Part of a data file
- - - - - - -

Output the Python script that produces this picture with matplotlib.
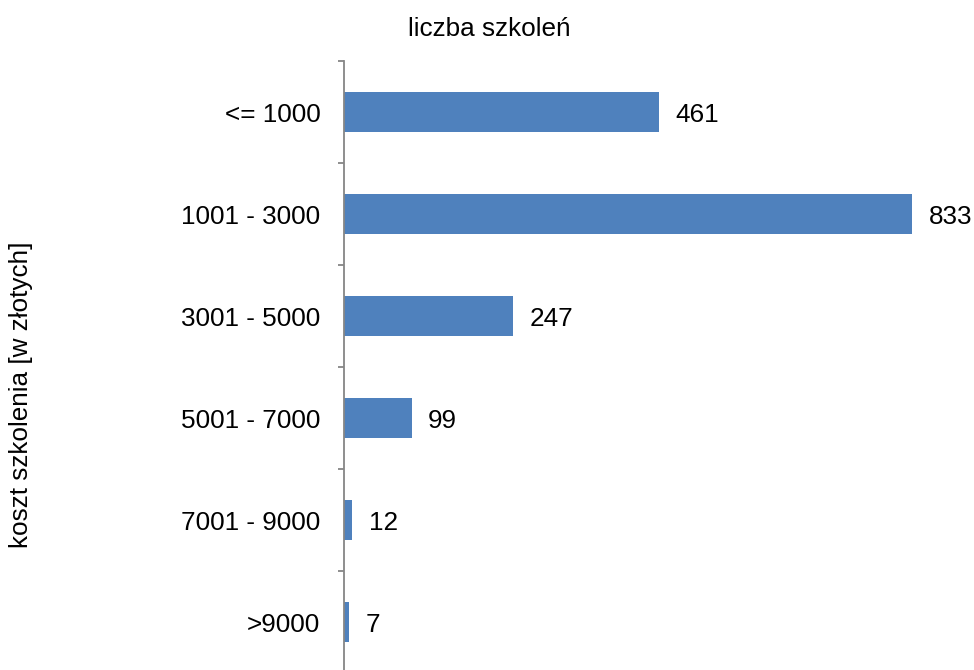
import matplotlib
matplotlib.use("Agg")
import matplotlib.pyplot as plt

categories = ["<= 1000", "1001 - 3000", "3001 - 5000", "5001 - 7000", "7001 - 9000", ">9000"]
values = [461, 833, 247, 99, 12, 7]
title = "liczba szkoleń"
ylabel = "koszt szkolenia [w złotych]"

plt.rcParams['font.family'] = ['Liberation Sans', 'DejaVu Sans']
FS = 18.8
W, H = 974, 670
fig = plt.figure(figsize=(W/100, H/100), dpi=100)
left, right = 344, 958
top, bottom = 61, 673
ax = fig.add_axes([left/W, (H-bottom)/H, (right-left)/W, (bottom-top)/H])

y = list(range(len(categories)))
ax.barh(y, values, height=0.4, color="#4F81BD")
ax.set_xlim(0, 900)
ax.set_ylim(len(categories)-0.5, -0.5)
for yi, v in zip(y, values):
    ax.annotate(str(v), (v, yi), xytext=(12, -2), textcoords="offset points",
                ha="left", va="center", fontsize=FS, color="black")

for s in ["top", "right", "bottom"]:
    ax.spines[s].set_visible(False)
ax.spines["left"].set_color("#868686")
ax.spines["left"].set_linewidth(1.3)
ax.set_xticks([])
ax.set_yticks(y)
ax.set_yticklabels(categories, fontsize=FS)
ax.tick_params(axis="y", which="major", length=0, pad=17)
ax.set_yticks([i - 0.5 for i in range(len(categories)+1)], minor=True)
ax.tick_params(axis="y", which="minor", length=6*0.72, width=1.3, color="#868686", direction="out")

fig.text(489/W, 1 - 29/H, title, ha="center", va="center", fontsize=FS)
fig.text(21/W, 1 - 395/H, ylabel, ha="center", va="center", rotation=90, fontsize=FS)

fig.savefig("out.png", dpi=100)
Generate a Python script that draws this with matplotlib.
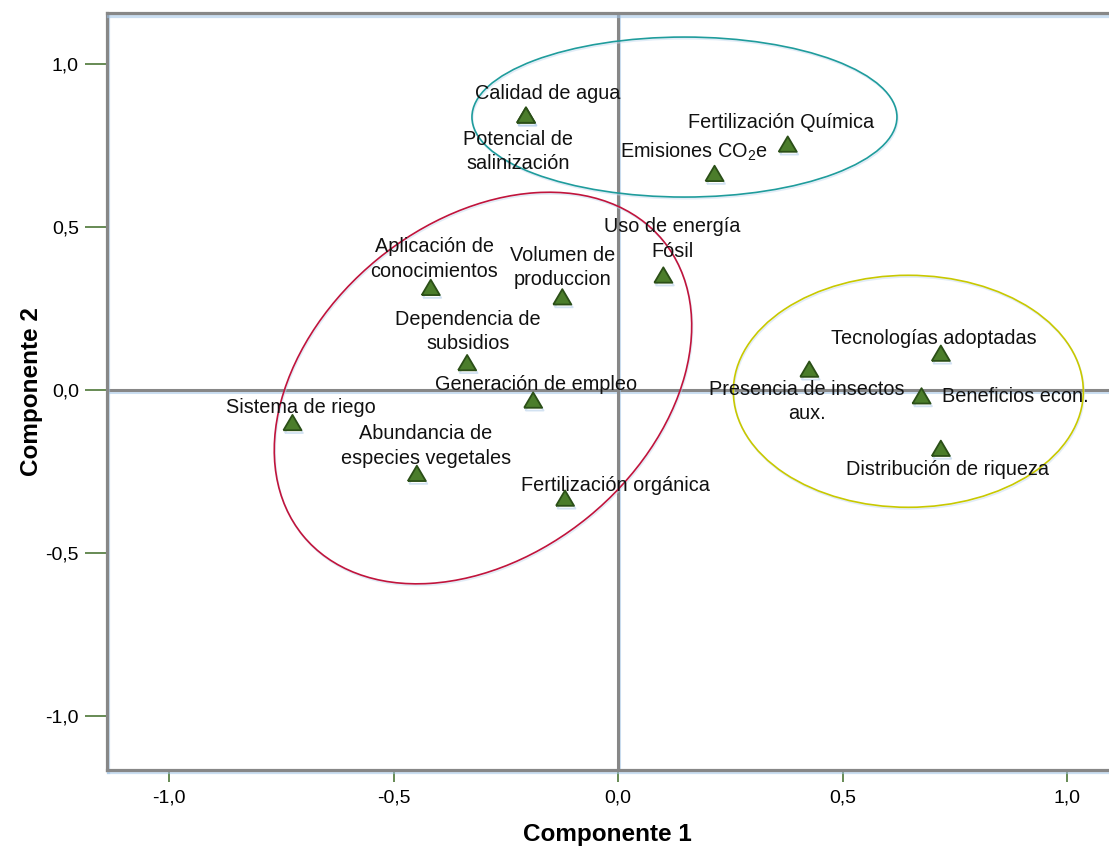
import matplotlib
matplotlib.use("Agg")
import matplotlib.pyplot as plt
import matplotlib.patheffects as pe
from matplotlib.patches import Ellipse
from matplotlib.transforms import Affine2D

plt.rcParams['font.family'] = ['Liberation Sans', 'DejaVu Sans']
plt.rcParams['mathtext.fontset'] = 'custom'
plt.rcParams['mathtext.rm'] = 'Liberation Sans'
plt.rcParams['mathtext.it'] = 'Liberation Sans:italic'
plt.rcParams['mathtext.bf'] = 'Liberation Sans:bold'
plt.rcParams['mathtext.default'] = 'regular'

# ---- data ----
variables = [
    "Calidad de agua",
    "Potencial de\nsalinización",
    "Fertilización Química",
    "Emisiones CO$_2$e",
    "Uso de energía\nFósil",
    "Volumen de\nproduccion",
    "Aplicación de\nconocimientos",
    "Dependencia de\nsubsidios",
    "Generación de empleo",
    "Sistema de riego",
    "Abundancia de\nespecies vegetales",
    "Fertilización orgánica",
    "Tecnologías adoptadas",
    "Presencia de insectos\naux.",
    "Beneficios econ.",
    "Distribución de riqueza",
]
componente1 = [-0.205, -0.205, 0.378, 0.215, 0.101, -0.124, -0.417, -0.336,
               -0.189, -0.725, -0.448, -0.118, 0.719, 0.426, 0.676, 0.719]
componente2 = [0.844, 0.844, 0.755, 0.665, 0.353, 0.286, 0.315, 0.084,
               -0.031, -0.100, -0.256, -0.332, 0.113, 0.064, -0.018, -0.179]

tick_values = [-1.0, -0.5, 0.0, 0.5, 1.0]
tick_labels = ["-1,0", "-0,5", "0,0", "0,5", "1,0"]

# label offsets (pixels, relative to marker)
label_offsets = [(21.5, 21.7), (-8, -36.5), (-6.4, 21.7), (-20.3, 21.6),
                 (8.7, 36), (0.7, 29.2), (3.3, 28.3), (1, 31), (3, 16),
                 (8, 15), (9.1, 27.5), (50, 13), (-6.7, 15), (-2.3, -32.4),
                 (93.6, -0.7), (6.3, -20.7)]

# ---- figure ----
W, H = 1109, 846
fig = plt.figure(figsize=(W / 100, H / 100), dpi=100)
left_px, right_px, top_px, bottom_px = 106.7, 1109, 13.3, 770
ax = fig.add_axes([left_px / W, 1 - bottom_px / H,
                   (right_px - left_px) / W, (bottom_px - top_px) / H])
x0_px, sx = 618.0, 449.0
y0_px, sy = 390.0, 325.7
ax.set_xlim((left_px - x0_px) / sx, (right_px - x0_px) / sx)
ax.set_ylim((y0_px - bottom_px) / sy, (y0_px - top_px) / sy)

shadow = [pe.SimpleLineShadow(offset=(0.8, -1.6), shadow_color='#9fc3e6', alpha=0.55),
          pe.Normal()]

spine_col = '#878787'
for s in ['top', 'left', 'bottom']:
    ax.spines[s].set_color(spine_col)
    ax.spines[s].set_linewidth(2.3)
    ax.spines[s].set_path_effects(shadow)
ax.spines['right'].set_visible(False)

ax.axhline(0, color=spine_col, lw=2.2, zorder=1, path_effects=shadow)
ax.axvline(0, color=spine_col, lw=2.2, zorder=1, path_effects=shadow)

ax.set_xticks(tick_values)
ax.set_xticklabels(tick_labels)
ax.set_yticks(tick_values)
ax.set_yticklabels(tick_labels)
ax.tick_params(axis='x', length=8.6, width=1.1, color='#3d6b26', labelsize=14, pad=5.5)
ax.tick_params(axis='y', length=15.5, width=1.1, color='#3d6b26', labelsize=14, pad=4.5)

ax.set_xlabel("Componente 1", fontsize=17.5, fontweight='bold', labelpad=12)
ax.set_ylabel("Componente 2", fontsize=17.5, fontweight='bold', labelpad=1.5)

# ellipses, defined in pixel units around a data centre
def pix_ellipse(cx, cy, wpx, hpx, ang, color):
    tr = Affine2D().scale(1 / sx, 1 / sy).translate(cx, cy) + ax.transData
    e = Ellipse((0, 0), wpx, hpx, angle=ang, fill=False, edgecolor=color,
                lw=1.2, transform=tr, zorder=3,
                path_effects=[pe.SimpleLineShadow(offset=(0.6, -1.2), shadow_color='#c5daf0', alpha=0.5), pe.Normal()])
    ax.add_patch(e)

pix_ellipse(0.148, 0.838, 425, 160, 0, '#1f9c9c')
pix_ellipse(-0.3007, 0.006, 465.5, 333, 39.3, '#c0143c')
pix_ellipse(0.6466, -0.004, 350, 232, 0, '#c8c800')

tri = [(-1, -0.85), (1, -0.85), (0, 0.85), (-1, -0.85)]
ax.plot(componente1, componente2, linestyle='none', marker=tri, markersize=13,
        markerfacecolor='#4b7d2b', markeredgecolor='#2b4f17', markeredgewidth=1.3,
        zorder=4,
        path_effects=[pe.SimpleLineShadow(offset=(1, -2), shadow_color='#a9c7e6', alpha=0.5), pe.Normal()])

for name, x, y, off in zip(variables, componente1, componente2, label_offsets):
    ax.annotate(name, (x, y), xytext=off, textcoords='offset pixels',
                ha='center', va='center', multialignment='center',
                fontsize=14.3, color='#111111', linespacing=1.38, zorder=5)

fig.savefig("out.png", dpi=100)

- - - - - - -

◆ **Exercise requirements**:
Show every line where the string "Python" appears.

◆ **Solution below**:
Output the Python script that produces this picture with matplotlib.
Generate a Python script that draws this with matplotlib.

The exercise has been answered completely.